Here’s why Williamson County is switching to new voting machines after state review
Repost fromt Tennessean.
Williamson County will use new voting machines in its 2022 election cycle following vote tabulation discrepancies found during the October election. The discrepancies did not affect the final vote tally of those elections, which were verified through a hand count.
“The primary concern that we have at the Williamson County Election Commission is that elections are held with fidelity and transparency, and that voters would have confidence in the results,” said Election Commission Chair Jonathan Duda. “This process has demonstrated that we’re going to go to all efforts to ensure that occurs, and that’s precisely what we’re doing here.”
The county will rent and use Electronic Systems & Software machines in the 2022 election cycle. The machines function similarly to the Dominion voting machines used in previous elections and will output vote tallies both on physical “tapes” — essentially printed receipts — and electronically.

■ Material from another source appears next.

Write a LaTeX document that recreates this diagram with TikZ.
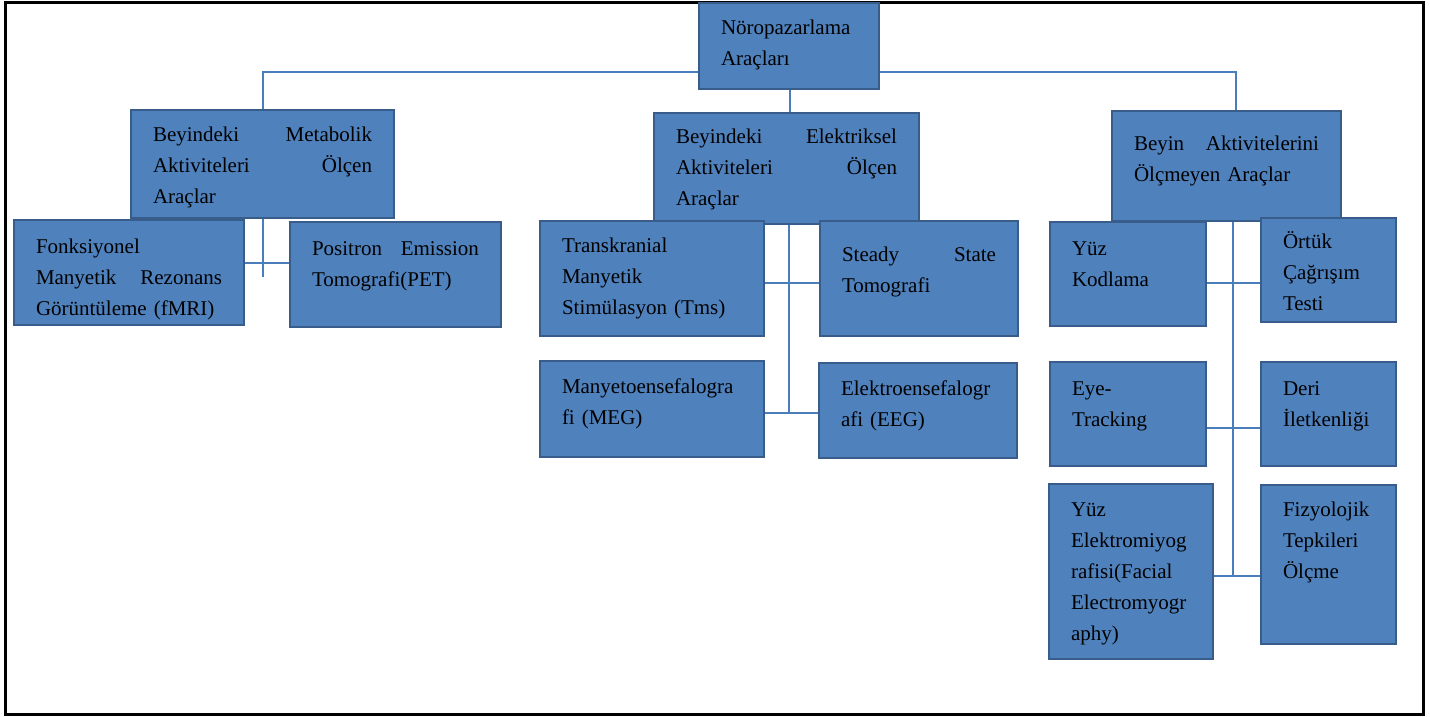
\documentclass[tikz,border=0pt]{standalone}
\usepackage{fontspec}
\setmainfont{Liberation Serif}
\usetikzlibrary{backgrounds}
\definecolor{toolfill}{HTML}{4F81BD}
\definecolor{toolline}{HTML}{385D8A}
\definecolor{linkblue}{HTML}{4A7EBB}
\hyphenpenalty=10000
\begin{document}
\begin{tikzpicture}[x=1pt, y=-1pt,
            tool/.style={draw=toolline, line width=2pt, fill=toolfill,
                anchor=north west, inner xsep=22pt, inner ysep=0pt, align=left,
                font=\fontsize{21}{31}\selectfont},
            link/.style={draw=linkblue, line width=1.2pt}
        ]
            \useasboundingbox (0,0) rectangle (1430,716);

            % frame round the whole figure
            \draw[line width=3pt] (5,2) rectangle (1423,714);

            \node[tool, text width=136pt, text height=31pt, text depth=55pt] (root) at (698,2) {Nöropazarlama\\ Araçları};

            % metabolic branch
            \node[tool, text width=219pt, text height=31pt, text depth=77pt] (met) at (130,109) {Beyindeki\hfill Metabolik\\ Aktiviteleri\hfill Ölçen\\ Araçlar};
            \node[tool, text width=186pt, text height=33pt, text depth=72pt] (fmri) at (13,219) {Fonksiyonel\\ Manyetik\hfill Rezonans\\ Görüntüleme (fMRI)};
            \node[tool, text width=167pt, text height=33pt, text depth=72pt] (pet) at (289,221) {Positron\hfill Emission\\ Tomografi(PET)};

            % electrical branch
            \node[tool, text width=221pt, text height=30pt, text depth=81pt] (elec) at (653,112) {Beyindeki\hfill Elektriksel\\ Aktiviteleri\hfill Ölçen\\ Araçlar};
            \node[tool, text width=180pt, text height=31pt, text depth=84pt] (tms) at (539,220) {Transkranial\\ Manyetik\\ Stimülasyon (Tms)};
            \node[tool, text width=154pt, text height=40pt, text depth=75pt] (ssf) at (819,220) {Steady\hfill State\\ Tomografi};
            \node[tool, text width=180pt, text height=32pt, text depth=64pt] (meg) at (539,360) {Manyetoensefalogra\\ fi (MEG)};
            \node[tool, text width=154pt, text height=32pt, text depth=63pt] (eeg) at (818,362) {Elektroensefalogr\\ afi (EEG)};

            % non-brain branch
            \node[tool, text width=185pt, text height=39pt, text depth=71pt] (nonb) at (1111,110) {Beyin\hfill Aktivitelerini\\ Ölçmeyen Araçlar};
            \node[tool, text width=112pt, text height=33pt, text depth=71pt] (yuz) at (1049,221) {Yüz\\ Kodlama};
            \node[tool, text width=91pt, text height=30pt, text depth=74pt] (ortuk) at (1260,217) {Örtük\\ Çağrışım\\ Testi};
            \node[tool, text width=112pt, text height=33pt, text depth=71pt] (eye) at (1049,361) {Eye-\\ Tracking};
            \node[tool, text width=91pt, text height=33pt, text depth=71pt] (deri) at (1260,361) {Deri\\ İletkenliği};
            \node[tool, text width=120pt, text height=32pt, text depth=143pt] (emg) at (1048,483) {Yüz\\ Elektromiyog\\ rafisi(Facial\\ Electromyogr\\ aphy)};
            \node[tool, text width=91pt, text height=31pt, text depth=128pt] (fizy) at (1260,484) {Fizyolojik\\ Tepkileri\\ Ölçme};

            \coordinate (ltap) at (263,72);
            \coordinate (mtap) at (790,72);
            \coordinate (rtap) at (1236,72);
            \coordinate (g1) at (263,263);
            \coordinate (g1end) at (263,277);
            \coordinate (g2a) at (789,283);
            \coordinate (g2b) at (789,413);
            \coordinate (g3a) at (1233,283);
            \coordinate (g3b) at (1233,428);
            \coordinate (g3c) at (1233,576);

            % connectors - behind the boxes
            \begin{pgfonlayer}{background}
                \draw[link] (met.north -| ltap) -- (ltap) -- (rtap) -- (nonb.north -| rtap);
                \draw[link] (root.south -| mtap) -- (elec.north -| mtap);

                \draw[link] (met.south -| g1) -- (g1end);
                \draw[link] (fmri.east |- g1) -- (pet.west |- g1);

                \draw[link] (elec.south -| g2a) -- (g2b);
                \draw[link] (tms.east |- g2a) -- (ssf.west |- g2a);
                \draw[link] (meg.east |- g2b) -- (eeg.west |- g2b);

                \draw[link] (nonb.south -| g3a) -- (g3c);
                \draw[link] (yuz.east |- g3a) -- (ortuk.west |- g3a);
                \draw[link] (eye.east |- g3b) -- (deri.west |- g3b);
                \draw[link] (emg.east |- g3c) -- (fizy.west |- g3c);
            \end{pgfonlayer}
        \end{tikzpicture}
\end{document}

The Tennessee State Department and third-party analysts recommended the switch in a February letter to the Election Commission. Duda served on the Williamson County Election Commission during the 2021 election cycle and was recently named chair. Former chair Bob Brown left the role to serve as U.S. House candidate Beth Harwell’s campaign manager.
Why the switch?
The letter from Tennessee Secretary of State Tre Hargett and state election coordinator Mark Goins outlined the discrepancies in the October election. The state consulted with election system reviewers Pro V&V and SLI Compliance to conduct testing on the voting machines and replicate the errors seen during the election.